Mark Epstein, DVM, DABVP, CVPP: Correct. At the end of that pathway are pro-inflammatory molecules. If you inhibit that, they shunt over to these anti-inflammatory molecules. So, that is the crux of it. Like I said, they’re just investigational right, now but there’s promise. We have, of course, the whole realm of the SNRIs that we use a lot. We use these products. Gabapentin we use a lot, but we just don’t have a lot of data about it. Amantadine is your study. So, we use them, but we just don’t have a lot of data about them, and I think that those are areas that deal with maybe treating or preventing some of the damage to the spinal cord—the sensitization component. So, those will be critical.

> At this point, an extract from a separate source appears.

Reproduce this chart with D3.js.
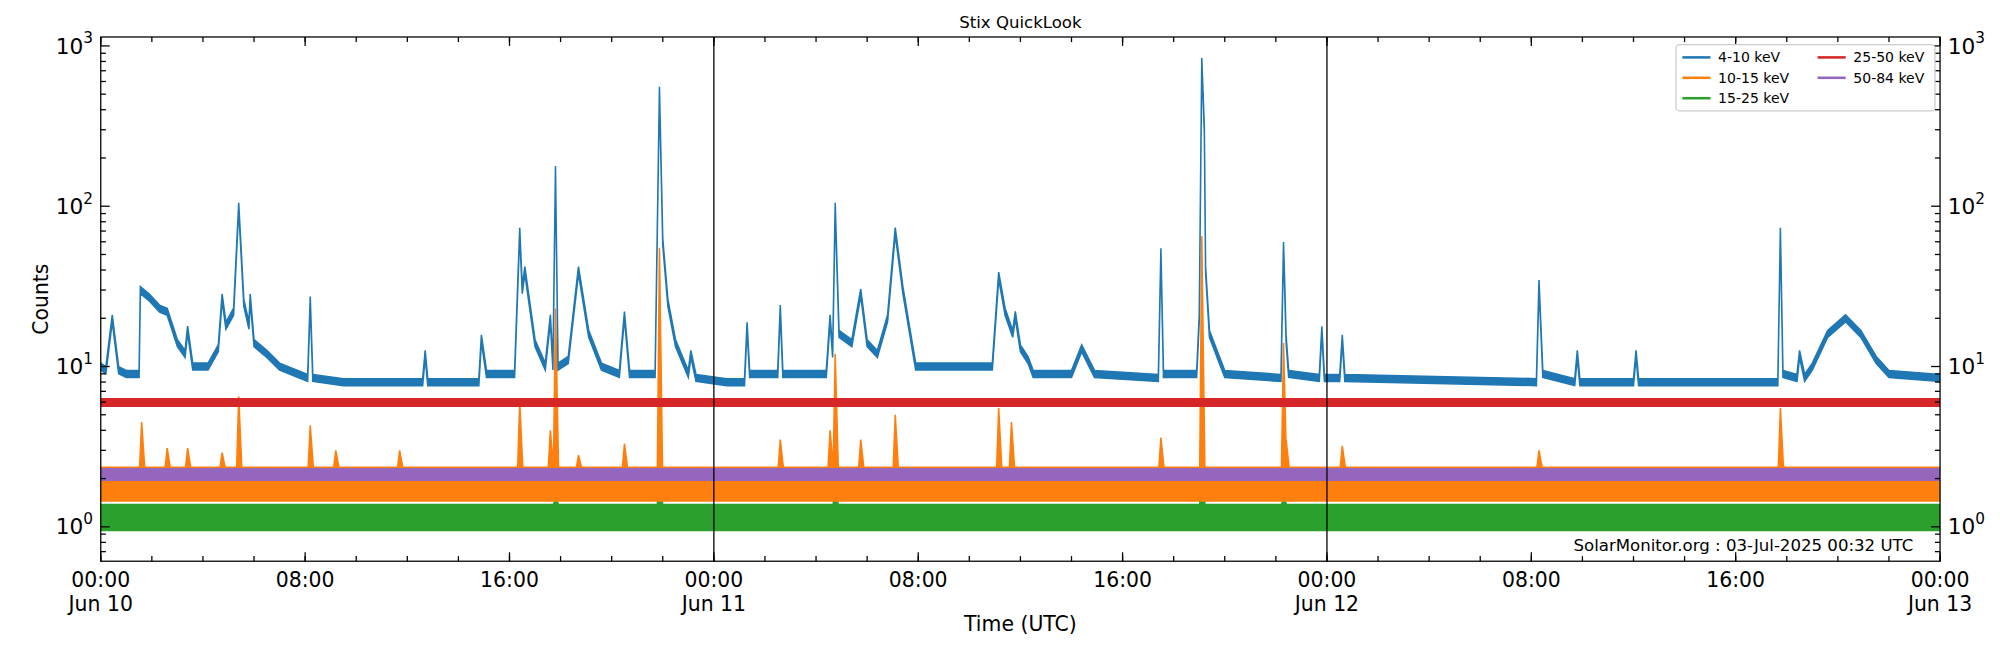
<!DOCTYPE html>
<html>
<head>
<meta charset="utf-8">
<script src="https://cdn.jsdelivr.net/npm/d3@7"></script>
<style>
  body { margin: 0; background: #fff; font-family: "DejaVu Sans", sans-serif; }
</style>
</head>
<body>
<svg id="chart" width="2000" height="650"></svg>
<script>
// hours since Jun 10 00:00
const blueTimes = [0, 0.2, 0.45, 0.7, 1.0, 1.5, 1.55, 1.9, 2.3, 2.6, 3.0, 3.3, 3.4, 3.6, 4.2, 4.6, 4.75, 4.9, 5.2, 5.4, 5.6, 5.8, 5.85, 6.0, 6.5, 7.0, 8.1, 8.2, 8.3, 9.5, 12.6, 12.7, 12.8, 14.8, 14.9, 15.1, 16.2, 16.4, 16.5, 16.6, 17.0, 17.4, 17.6, 17.7, 17.8, 17.9, 18.3, 18.7, 19.1, 19.6, 20.3, 20.5, 20.7, 21.7, 21.87, 22.0, 22.2, 22.5, 23.0, 23.1, 23.3, 24.5, 25.2, 25.3, 25.4, 26.5, 26.6, 26.7, 28.4, 28.55, 28.65, 28.75, 28.9, 29.4, 29.75, 30.0, 30.4, 30.8, 31.1, 31.4, 31.9, 34.9, 35.15, 35.4, 35.7, 35.8, 36.0, 36.3, 36.5, 38.0, 38.4, 38.9, 41.4, 41.5, 41.6, 42.9, 43.0, 43.1, 43.2, 43.25, 43.4, 44.0, 46.2, 46.3, 46.35, 46.4, 46.5, 47.7, 47.8, 47.9, 48.5, 48.6, 48.7, 56.2, 56.3, 56.45, 57.7, 57.8, 57.9, 60.0, 60.1, 60.2, 65.65, 65.75, 65.85, 66.4, 66.5, 66.7, 67.0, 67.6, 68.3, 68.9, 69.5, 70.0, 72];
const blueValues = [10, 9.5, 20, 9.5, 9, 9, 30, 27, 23, 22, 14, 12, 17, 10, 10, 13, 27, 18, 22, 100, 25, 18, 27, 14, 12, 10, 8.5, 26, 8.5, 8, 8, 12, 8, 8, 15, 9, 9, 70, 30, 40, 14, 10, 20, 10, 170, 10, 11, 40, 16, 10, 9, 21, 9, 9, 530, 60, 25, 14, 9, 12, 8.5, 8, 8, 18, 9, 9, 23, 9, 9, 20, 12, 100, 16, 14, 29, 14, 12, 20, 70, 30, 10, 10, 37, 22, 16, 21, 13, 11, 9, 9, 13, 9, 8.5, 52, 9, 9, 20, 800, 300, 40, 16, 9, 8.5, 57, 30, 15, 9, 8.5, 17, 8.5, 8.5, 15, 8.5, 8, 33, 9, 8, 12, 8, 8, 12, 8, 8, 70, 9, 8.5, 12, 8.5, 10, 16, 20, 16, 11, 9, 8.5];

const orangeTimes = [1.6, 2.6, 3.4, 4.75, 5.4, 8.2, 9.2, 11.7, 16.4, 17.6, 17.8, 18.7, 20.5, 21.87, 26.6, 28.55, 28.75, 29.75, 31.1, 35.15, 35.65, 41.5, 43.1, 46.3, 46.4, 48.6, 56.3, 65.75];
const orangePeaks = [4.5, 3.1, 3.1, 2.9, 6.5, 4.3, 3.0, 3.0, 6.0, 4.0, 23, 2.8, 3.3, 55, 3.5, 4.0, 12, 3.5, 5.0, 5.5, 4.5, 3.6, 65, 14, 3.5, 3.2, 3.0, 5.5];
const greenTimes = [17.8, 21.87, 28.75, 43.1, 46.3];
const greenPeaks = [1.5, 5.0, 1.7, 4.0, 1.5];

// noise bands [low, high]
const redBand = [5.65, 6.3];
const purpleBand = [1.95, 2.3];
const orangeBand = [1.45, 2.35];
const greenBand = [0.95, 1.38];

const legendLabels = ["4-10 keV", "10-15 keV", "15-25 keV", "25-50 keV", "50-84 keV"];
const colors = ["#1f77b4", "#ff7f0e", "#2ca02c", "#d62728", "#9467bd"];
const dayLabels = ["Jun 10", "Jun 11", "Jun 12", "Jun 13"];

// layout measured on a 1568-wide copy, scaled up to 2000
const svg = d3.select("#chart").append("g").attr("transform", `scale(${2000 / 1568})`);
const m = { left: 79, right: 1521, top: 29, bottom: 440 };
const x = d3.scaleLinear().domain([0, 72]).range([m.left, m.right]);
const y = d3.scaleLog().domain([0.61, 1137]).range([m.bottom, m.top]);

svg.append("clipPath").attr("id", "clip").append("rect")
  .attr("x", m.left).attr("y", m.top).attr("width", m.right - m.left).attr("height", m.bottom - m.top);
const g = svg.append("g").attr("clip-path", "url(#clip)");

// band with spikes: upper edge rises to each peak
function spikeBand(band, times, peaks) {
  const pts = [[0, band[1]]];
  times.forEach((t, i) => {
    pts.push([t - 0.08, band[1]], [t, peaks[i]], [t + 0.12, band[1]]);
  });
  pts.push([72, band[1]]);
  return pts;
}
const area = d3.area().x(d => x(d[0])).y0(d => y(d[2])).y1(d => y(d[1]));

function drawBand(band, times, peaks, color) {
  const pts = spikeBand(band, times, peaks).map(p => [p[0], p[1], band[0]]);
  g.append("path").datum(pts).attr("d", area).attr("fill", color).attr("stroke", color).attr("stroke-width", 1.2);
}
drawBand(greenBand, greenTimes, greenPeaks, colors[2]);
drawBand(orangeBand, orangeTimes, orangePeaks, colors[1]);
drawBand(purpleBand, [], [], colors[4]);
drawBand(redBand, [], [], colors[3]);

// blue line with a thin noise band
const blue = blueTimes.map((t, i) => [t, blueValues[i] * 1.05, blueValues[i] * 0.95]);
g.append("path").datum(blue).attr("d", area).attr("fill", colors[0]).attr("stroke", colors[0]).attr("stroke-width", 1.2);

// day separators
[24, 48].forEach(h => {
  svg.append("line").attr("x1", x(h)).attr("x2", x(h)).attr("y1", m.top).attr("y2", m.bottom)
    .attr("stroke", "#000").attr("stroke-width", 1);
});

svg.append("rect").attr("x", m.left).attr("y", m.top).attr("width", m.right - m.left).attr("height", m.bottom - m.top)
  .attr("fill", "none").attr("stroke", "#000").attr("stroke-width", 1);

// y ticks (both sides, inward)
const majors = [1, 10, 100, 1000];
const minors = [];
for (let d = 0.1; d < 1000; d *= 10) for (let k = 2; k <= 9; k++) { const v = d * k; if (v > 0.61 && v < 1137) minors.push(v); }
[[m.left, 1], [m.right, -1]].forEach(([x0, dir]) => {
  majors.forEach(v => svg.append("line").attr("x1", x0).attr("x2", x0 + dir * 7).attr("y1", y(v)).attr("y2", y(v)).attr("stroke", "#000"));
  minors.forEach(v => svg.append("line").attr("x1", x0).attr("x2", x0 + dir * 4).attr("y1", y(v)).attr("y2", y(v)).attr("stroke", "#000"));
  majors.forEach((v, i) => {
    const t = svg.append("text").attr("y", y(v) + 6).attr("font-size", 17)
      .attr("x", dir > 0 ? x0 - 6 : x0 + 6).attr("text-anchor", dir > 0 ? "end" : "start");
    t.append("tspan").text("10");
    t.append("tspan").attr("dy", -8).attr("font-size", 12).text(i);
  });
});

// x ticks
const xMajor = d3.range(0, 73, 8);
const xMinor = d3.range(0, 73, 2);
[[m.bottom, -1], [m.top, 1]].forEach(([y0, dir]) => {
  xMajor.forEach(h => svg.append("line").attr("x1", x(h)).attr("x2", x(h)).attr("y1", y0).attr("y2", y0 + dir * 7).attr("stroke", "#000"));
  xMinor.forEach(h => svg.append("line").attr("x1", x(h)).attr("x2", x(h)).attr("y1", y0).attr("y2", y0 + dir * 4).attr("stroke", "#000"));
});
xMajor.forEach(h => {
  const hh = String(h % 24).padStart(2, "0") + ":00";
  svg.append("text").attr("x", x(h)).attr("y", m.bottom + 20).attr("text-anchor", "middle").attr("font-size", 16).text(hh);
  if (h % 24 === 0) svg.append("text").attr("x", x(h)).attr("y", m.bottom + 39).attr("text-anchor", "middle").attr("font-size", 16).text(dayLabels[h / 24]);
});

svg.append("text").attr("x", (m.left + m.right) / 2).attr("y", 495).attr("text-anchor", "middle").attr("font-size", 16).text("Time (UTC)");
svg.append("text").attr("transform", `translate(38,${(m.top + m.bottom) / 2}) rotate(-90)`).attr("text-anchor", "middle").attr("font-size", 16).text("Counts");
svg.append("text").attr("x", (m.left + m.right) / 2).attr("y", 22).attr("text-anchor", "middle").attr("font-size", 13).text("Stix QuickLook");
svg.append("text").attr("x", 1500).attr("y", 432).attr("text-anchor", "end").attr("font-size", 13).text("SolarMonitor.org : 03-Jul-2025 00:32 UTC");

// legend
const lg = svg.append("g").attr("transform", "translate(1314,35)");
lg.append("rect").attr("width", 203).attr("height", 52).attr("rx", 3).attr("fill", "#fff").attr("stroke", "#ccc");
legendLabels.forEach((lab, i) => {
  const col = i < 3 ? 0 : 1, row = i < 3 ? i : i - 3;
  const gx = 5 + col * 106, gy = 10 + row * 16;
  lg.append("line").attr("x1", gx).attr("x2", gx + 22).attr("y1", gy).attr("y2", gy).attr("stroke", colors[i]).attr("stroke-width", 2);
  lg.append("text").attr("x", gx + 28).attr("y", gy + 4).attr("font-size", 11).text(lab);
});
</script>
</body>
</html>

One area that we really haven’t talked too much about, here, are other biologics. These are intra-articular injections, and these may be as infrequent as every 6 months or a year. Who knows. We don’t. This is where we have the promise of stem cells. It’s moving from the autologous mesenchymal. The research is now over to the allogeneic, universal donor type and then PRP plus or minus hyaluronic acid. So, we’re in the Wild West of those, I have to say. We do utilize them in our practice, and there’s evidence that is encouraging. It’s all pointing to a clinical benefit, but we really don’t know the highest, best, wisest, and safest uses of those products, and they are minimally invasive. You do have to be able to get into a joint. The hip is not as easy as others, as Bryan would say. And yet, they show, in my view, pretty nice promise.

B. Duncan X. Lascelles, BVSc, PhD, DACVS: So, we have the nonsteroidals that are predictably efficacious analgesics. We have the piprants. And right on the horizon, we have the anti—nerve growth factor therapies that look extremely promising in terms of pain relief. And there are a number of other possibilities coming down the line.